[WHAT YOU HAVE TO DO]
Beginning with the first line below, please repeat the material exactly, ending with the line that includes "fut_years = list(range(2015, 2051))".

============================================================

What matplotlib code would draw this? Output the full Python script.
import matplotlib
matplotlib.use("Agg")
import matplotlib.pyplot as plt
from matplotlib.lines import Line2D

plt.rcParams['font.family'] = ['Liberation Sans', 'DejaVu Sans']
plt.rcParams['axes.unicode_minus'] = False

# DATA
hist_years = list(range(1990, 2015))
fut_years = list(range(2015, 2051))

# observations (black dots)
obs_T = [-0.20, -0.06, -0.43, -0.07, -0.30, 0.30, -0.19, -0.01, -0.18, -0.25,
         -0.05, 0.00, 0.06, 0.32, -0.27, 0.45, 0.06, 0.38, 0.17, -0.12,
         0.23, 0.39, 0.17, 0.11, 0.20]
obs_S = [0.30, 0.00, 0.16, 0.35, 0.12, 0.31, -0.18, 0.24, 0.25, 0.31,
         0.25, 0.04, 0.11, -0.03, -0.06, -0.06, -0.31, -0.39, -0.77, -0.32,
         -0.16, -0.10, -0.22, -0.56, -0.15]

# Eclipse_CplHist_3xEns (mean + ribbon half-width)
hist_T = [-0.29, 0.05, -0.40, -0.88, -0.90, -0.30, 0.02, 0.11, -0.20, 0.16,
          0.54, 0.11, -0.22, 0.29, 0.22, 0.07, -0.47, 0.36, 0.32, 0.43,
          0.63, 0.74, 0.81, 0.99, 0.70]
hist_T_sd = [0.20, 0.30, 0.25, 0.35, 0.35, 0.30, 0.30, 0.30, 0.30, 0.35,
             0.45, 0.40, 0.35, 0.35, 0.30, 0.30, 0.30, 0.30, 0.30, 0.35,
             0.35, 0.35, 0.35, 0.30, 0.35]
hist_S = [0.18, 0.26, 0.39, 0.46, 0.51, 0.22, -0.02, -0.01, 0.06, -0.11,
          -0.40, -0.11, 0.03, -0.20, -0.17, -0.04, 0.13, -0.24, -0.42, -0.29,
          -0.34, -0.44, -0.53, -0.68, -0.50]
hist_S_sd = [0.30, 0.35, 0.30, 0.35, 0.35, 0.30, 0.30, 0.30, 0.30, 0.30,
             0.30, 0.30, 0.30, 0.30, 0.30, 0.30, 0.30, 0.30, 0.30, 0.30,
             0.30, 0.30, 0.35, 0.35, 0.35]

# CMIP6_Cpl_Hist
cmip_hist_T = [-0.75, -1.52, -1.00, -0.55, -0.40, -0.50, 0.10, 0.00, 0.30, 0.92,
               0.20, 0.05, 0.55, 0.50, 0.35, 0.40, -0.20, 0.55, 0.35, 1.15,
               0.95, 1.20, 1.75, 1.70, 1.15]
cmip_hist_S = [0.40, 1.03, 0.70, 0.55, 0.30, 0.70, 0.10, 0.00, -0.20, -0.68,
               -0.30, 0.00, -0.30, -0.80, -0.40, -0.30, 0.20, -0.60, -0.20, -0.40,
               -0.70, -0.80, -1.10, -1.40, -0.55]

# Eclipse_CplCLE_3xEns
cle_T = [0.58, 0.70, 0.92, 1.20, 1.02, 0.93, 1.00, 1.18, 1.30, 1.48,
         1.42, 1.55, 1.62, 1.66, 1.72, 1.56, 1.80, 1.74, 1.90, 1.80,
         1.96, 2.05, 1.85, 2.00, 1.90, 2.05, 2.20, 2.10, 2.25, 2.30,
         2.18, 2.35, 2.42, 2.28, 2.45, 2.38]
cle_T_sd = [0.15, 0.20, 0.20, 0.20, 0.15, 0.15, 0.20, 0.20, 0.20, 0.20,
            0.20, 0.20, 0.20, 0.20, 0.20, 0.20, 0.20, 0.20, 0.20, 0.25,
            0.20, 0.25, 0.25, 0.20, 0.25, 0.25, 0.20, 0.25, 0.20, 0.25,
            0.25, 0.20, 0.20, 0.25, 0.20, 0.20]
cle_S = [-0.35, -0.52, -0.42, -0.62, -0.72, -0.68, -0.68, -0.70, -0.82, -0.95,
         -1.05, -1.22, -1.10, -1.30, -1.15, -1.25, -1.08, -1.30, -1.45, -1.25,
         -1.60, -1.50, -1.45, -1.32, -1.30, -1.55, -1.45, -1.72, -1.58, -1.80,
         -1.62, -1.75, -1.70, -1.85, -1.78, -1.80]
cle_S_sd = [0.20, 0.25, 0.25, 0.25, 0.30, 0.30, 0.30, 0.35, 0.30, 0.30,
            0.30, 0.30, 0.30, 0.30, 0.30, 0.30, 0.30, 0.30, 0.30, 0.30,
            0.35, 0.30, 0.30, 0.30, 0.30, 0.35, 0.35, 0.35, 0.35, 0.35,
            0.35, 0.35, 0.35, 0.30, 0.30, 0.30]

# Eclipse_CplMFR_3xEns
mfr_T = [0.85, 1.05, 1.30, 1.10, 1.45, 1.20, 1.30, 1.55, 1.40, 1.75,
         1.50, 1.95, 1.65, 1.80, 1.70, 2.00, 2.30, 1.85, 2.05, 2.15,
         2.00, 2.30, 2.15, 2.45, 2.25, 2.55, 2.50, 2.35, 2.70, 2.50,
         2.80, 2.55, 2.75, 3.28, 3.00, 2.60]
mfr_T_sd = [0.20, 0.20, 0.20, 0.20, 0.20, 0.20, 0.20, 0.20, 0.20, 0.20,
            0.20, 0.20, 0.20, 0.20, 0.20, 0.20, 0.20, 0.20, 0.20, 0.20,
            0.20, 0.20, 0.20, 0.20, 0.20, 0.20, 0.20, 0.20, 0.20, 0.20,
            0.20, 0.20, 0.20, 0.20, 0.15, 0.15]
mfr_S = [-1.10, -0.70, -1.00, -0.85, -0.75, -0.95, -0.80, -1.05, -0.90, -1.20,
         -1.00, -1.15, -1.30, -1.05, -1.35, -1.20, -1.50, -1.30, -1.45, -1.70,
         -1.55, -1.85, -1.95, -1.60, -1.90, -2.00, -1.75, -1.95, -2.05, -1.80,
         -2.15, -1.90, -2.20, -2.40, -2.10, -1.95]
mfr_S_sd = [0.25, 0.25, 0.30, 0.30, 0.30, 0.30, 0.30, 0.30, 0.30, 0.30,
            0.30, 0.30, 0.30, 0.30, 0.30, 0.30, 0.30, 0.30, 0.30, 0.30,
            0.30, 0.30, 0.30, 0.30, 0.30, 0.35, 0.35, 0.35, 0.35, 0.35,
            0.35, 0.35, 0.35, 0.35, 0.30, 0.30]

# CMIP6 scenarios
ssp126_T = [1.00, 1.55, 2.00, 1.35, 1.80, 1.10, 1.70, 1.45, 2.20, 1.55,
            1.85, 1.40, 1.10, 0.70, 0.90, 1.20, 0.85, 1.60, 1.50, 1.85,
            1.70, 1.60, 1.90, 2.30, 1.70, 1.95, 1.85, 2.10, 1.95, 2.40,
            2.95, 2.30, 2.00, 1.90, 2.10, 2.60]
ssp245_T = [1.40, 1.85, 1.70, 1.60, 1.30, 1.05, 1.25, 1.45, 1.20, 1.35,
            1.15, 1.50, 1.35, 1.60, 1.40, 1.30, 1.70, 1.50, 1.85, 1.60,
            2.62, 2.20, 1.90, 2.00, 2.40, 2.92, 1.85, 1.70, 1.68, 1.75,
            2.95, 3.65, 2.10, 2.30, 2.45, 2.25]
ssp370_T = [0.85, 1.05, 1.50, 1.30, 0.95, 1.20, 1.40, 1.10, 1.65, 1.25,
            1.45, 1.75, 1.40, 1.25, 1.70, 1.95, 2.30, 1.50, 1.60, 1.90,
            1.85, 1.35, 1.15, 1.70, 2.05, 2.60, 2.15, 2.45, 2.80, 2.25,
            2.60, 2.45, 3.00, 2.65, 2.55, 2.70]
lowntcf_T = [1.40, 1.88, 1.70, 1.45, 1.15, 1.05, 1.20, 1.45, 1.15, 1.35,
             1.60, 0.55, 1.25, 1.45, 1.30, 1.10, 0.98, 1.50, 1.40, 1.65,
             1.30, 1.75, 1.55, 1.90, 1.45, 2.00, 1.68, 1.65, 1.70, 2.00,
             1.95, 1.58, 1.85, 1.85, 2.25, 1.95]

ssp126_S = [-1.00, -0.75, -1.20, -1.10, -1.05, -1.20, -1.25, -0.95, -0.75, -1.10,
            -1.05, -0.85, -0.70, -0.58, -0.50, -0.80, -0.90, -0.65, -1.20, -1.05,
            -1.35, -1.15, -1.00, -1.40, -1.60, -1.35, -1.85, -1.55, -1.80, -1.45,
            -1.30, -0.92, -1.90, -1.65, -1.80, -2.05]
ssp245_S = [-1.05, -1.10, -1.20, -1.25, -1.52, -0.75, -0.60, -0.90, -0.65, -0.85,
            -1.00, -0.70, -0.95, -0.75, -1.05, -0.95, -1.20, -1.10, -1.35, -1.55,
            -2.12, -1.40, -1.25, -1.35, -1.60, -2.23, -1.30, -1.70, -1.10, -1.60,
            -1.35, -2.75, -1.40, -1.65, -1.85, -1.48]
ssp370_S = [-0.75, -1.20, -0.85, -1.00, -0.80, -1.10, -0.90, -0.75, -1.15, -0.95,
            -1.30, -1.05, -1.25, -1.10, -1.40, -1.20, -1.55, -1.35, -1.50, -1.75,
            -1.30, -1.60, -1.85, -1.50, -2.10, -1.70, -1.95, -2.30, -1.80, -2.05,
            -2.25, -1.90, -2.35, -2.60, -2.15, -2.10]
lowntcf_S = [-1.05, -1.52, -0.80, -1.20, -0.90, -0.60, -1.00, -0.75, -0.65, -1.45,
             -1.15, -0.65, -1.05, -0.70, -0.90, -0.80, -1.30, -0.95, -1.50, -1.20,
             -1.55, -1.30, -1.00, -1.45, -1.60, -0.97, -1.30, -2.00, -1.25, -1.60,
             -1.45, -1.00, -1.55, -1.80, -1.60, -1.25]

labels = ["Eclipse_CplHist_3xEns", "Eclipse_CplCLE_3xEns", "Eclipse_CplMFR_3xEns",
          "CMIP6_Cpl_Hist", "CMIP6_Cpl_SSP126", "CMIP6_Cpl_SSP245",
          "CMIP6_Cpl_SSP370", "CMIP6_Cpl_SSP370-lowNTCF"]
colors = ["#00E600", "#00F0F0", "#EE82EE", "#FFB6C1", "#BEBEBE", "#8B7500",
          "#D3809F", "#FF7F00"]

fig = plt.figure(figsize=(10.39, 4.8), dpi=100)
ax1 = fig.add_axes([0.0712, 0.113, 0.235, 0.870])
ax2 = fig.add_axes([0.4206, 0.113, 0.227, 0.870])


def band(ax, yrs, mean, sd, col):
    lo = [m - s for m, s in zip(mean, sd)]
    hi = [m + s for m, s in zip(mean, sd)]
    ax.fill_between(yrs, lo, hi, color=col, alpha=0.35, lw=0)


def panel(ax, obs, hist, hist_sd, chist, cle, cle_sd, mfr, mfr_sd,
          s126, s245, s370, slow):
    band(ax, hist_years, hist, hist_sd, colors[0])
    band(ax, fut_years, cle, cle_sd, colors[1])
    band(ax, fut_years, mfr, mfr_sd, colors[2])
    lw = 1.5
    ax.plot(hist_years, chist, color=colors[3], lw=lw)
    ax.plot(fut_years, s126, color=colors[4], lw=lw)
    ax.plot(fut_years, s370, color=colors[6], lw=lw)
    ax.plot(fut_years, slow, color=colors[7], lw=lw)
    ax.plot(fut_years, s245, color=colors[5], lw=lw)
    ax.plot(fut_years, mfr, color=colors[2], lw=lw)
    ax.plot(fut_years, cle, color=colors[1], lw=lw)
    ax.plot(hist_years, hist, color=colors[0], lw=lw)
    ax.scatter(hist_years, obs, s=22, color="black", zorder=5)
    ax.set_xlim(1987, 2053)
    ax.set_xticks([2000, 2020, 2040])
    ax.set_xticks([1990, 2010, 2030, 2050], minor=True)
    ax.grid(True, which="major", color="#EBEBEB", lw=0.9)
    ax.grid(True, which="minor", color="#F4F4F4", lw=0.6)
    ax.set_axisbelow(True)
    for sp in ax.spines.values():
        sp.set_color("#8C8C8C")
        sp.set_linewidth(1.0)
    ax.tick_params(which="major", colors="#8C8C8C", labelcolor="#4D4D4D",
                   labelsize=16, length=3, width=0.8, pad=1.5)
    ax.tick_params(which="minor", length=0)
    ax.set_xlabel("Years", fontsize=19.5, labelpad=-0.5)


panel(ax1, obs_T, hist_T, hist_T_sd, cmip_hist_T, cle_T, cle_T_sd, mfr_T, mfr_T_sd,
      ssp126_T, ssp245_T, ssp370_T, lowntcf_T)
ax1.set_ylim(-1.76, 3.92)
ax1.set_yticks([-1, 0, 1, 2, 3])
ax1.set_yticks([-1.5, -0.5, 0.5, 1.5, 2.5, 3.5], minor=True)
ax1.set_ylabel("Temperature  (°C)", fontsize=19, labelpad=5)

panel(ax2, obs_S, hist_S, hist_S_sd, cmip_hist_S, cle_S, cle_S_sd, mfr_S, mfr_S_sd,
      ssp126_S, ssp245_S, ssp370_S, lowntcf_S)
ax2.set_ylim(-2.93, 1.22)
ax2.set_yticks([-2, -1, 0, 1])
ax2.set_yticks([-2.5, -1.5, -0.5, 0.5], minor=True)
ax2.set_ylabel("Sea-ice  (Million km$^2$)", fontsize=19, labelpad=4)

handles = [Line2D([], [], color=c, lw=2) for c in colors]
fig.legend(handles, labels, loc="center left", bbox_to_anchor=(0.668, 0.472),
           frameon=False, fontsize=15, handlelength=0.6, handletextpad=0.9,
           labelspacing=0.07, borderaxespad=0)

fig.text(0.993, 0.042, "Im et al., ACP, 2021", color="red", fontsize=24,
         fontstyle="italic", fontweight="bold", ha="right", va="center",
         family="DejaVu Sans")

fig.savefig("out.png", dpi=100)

============================================================

[FINISHED ANSWER]
What matplotlib code would draw this? Output the full Python script.
import matplotlib
matplotlib.use("Agg")
import matplotlib.pyplot as plt
from matplotlib.lines import Line2D

plt.rcParams['font.family'] = ['Liberation Sans', 'DejaVu Sans']
plt.rcParams['axes.unicode_minus'] = False

# DATA
hist_years = list(range(1990, 2015))
fut_years = list(range(2015, 2051))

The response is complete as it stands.